Rochefort, depuis trente années, insultait pêle-mêle les militaires et les civils ; nul n’a vomi plus d’outrages contre l’armée[2] ; mais il était sans défense dès qu’un officier le flattait dans son orgueil, saluait en lui le maître de l’opinion.

  1. Au procès Zola. (I, 252). Pauffin affirma qu’il avait fait cette démarche « de sa propre initiative. On prêtait, dit-il, à l’État-major une attitude équivoque… » La démarche est donc bien la réponse à l’article de Drumont où Boisdeffre était malmené. « J’ai cru pouvoir dire à M. Rochefort, que je connaissais un peu pour le rencontrer de temps en temps, ce qu’on disait hautement autour de moi, à l’État-Major. » Mais « il ne peut pas dire exactement ce qu’il lui a dit » et déclare « qu’il ne lui a porté aucun dossier ». — Boisdeffre a reconnu, comme je le raconterai par la suite, qu’il avait envoyé Pauffin chez Rochefort. — Esterhazy dit formellement que les lettres de l’Empereur d’Allemagne furent révélées à Rochefort par Pauffin. (Dép. Londres, 26 fév. 1900.)

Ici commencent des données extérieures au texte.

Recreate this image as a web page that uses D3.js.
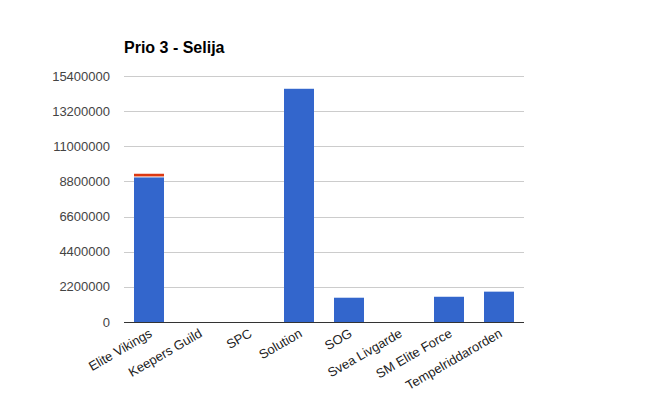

  2. Au hasard, je cite quelques extraits : « Ah ! voilà assez longtemps qu’on nous embête avec l’honneur militaire ! » « Zurlinden lèche les bottes de l’armée allemande. » « Le général Ferron n’est pas un grotesque, c’est un criminel. » Saussier est « un hippopotame, un idiot, un fessier à envoyer au dégraissage, le roi des poltrons ». « Tuer un civil constitue pour le militaire un acte méritoire. » « Les officiers se conduisent envers leurs hommes comme ils ne se conduiraient pas peut-être envers des animaux. » « Dans le militarisme, un voleur n’est pas plus un voleur qu’un assassin n’est un assassin. » « Les chefs, ces bourreaux imbéciles… » « Une combinaison favorable m’a empêché de faire partie de cette belle armée française où je n’aurais donné peut-être d’autre exemple que celui de la désertion. » « Les assassins elles chapardeurs prussiens ont à peine commis la moitié des crimes dont les armées françaises se sont rendues coupables avant de donner leur démission à Sedan. » (L’Armée jugée par les nationalistes, avec renvoi, pour chaque citation, à l’Intransigeant.)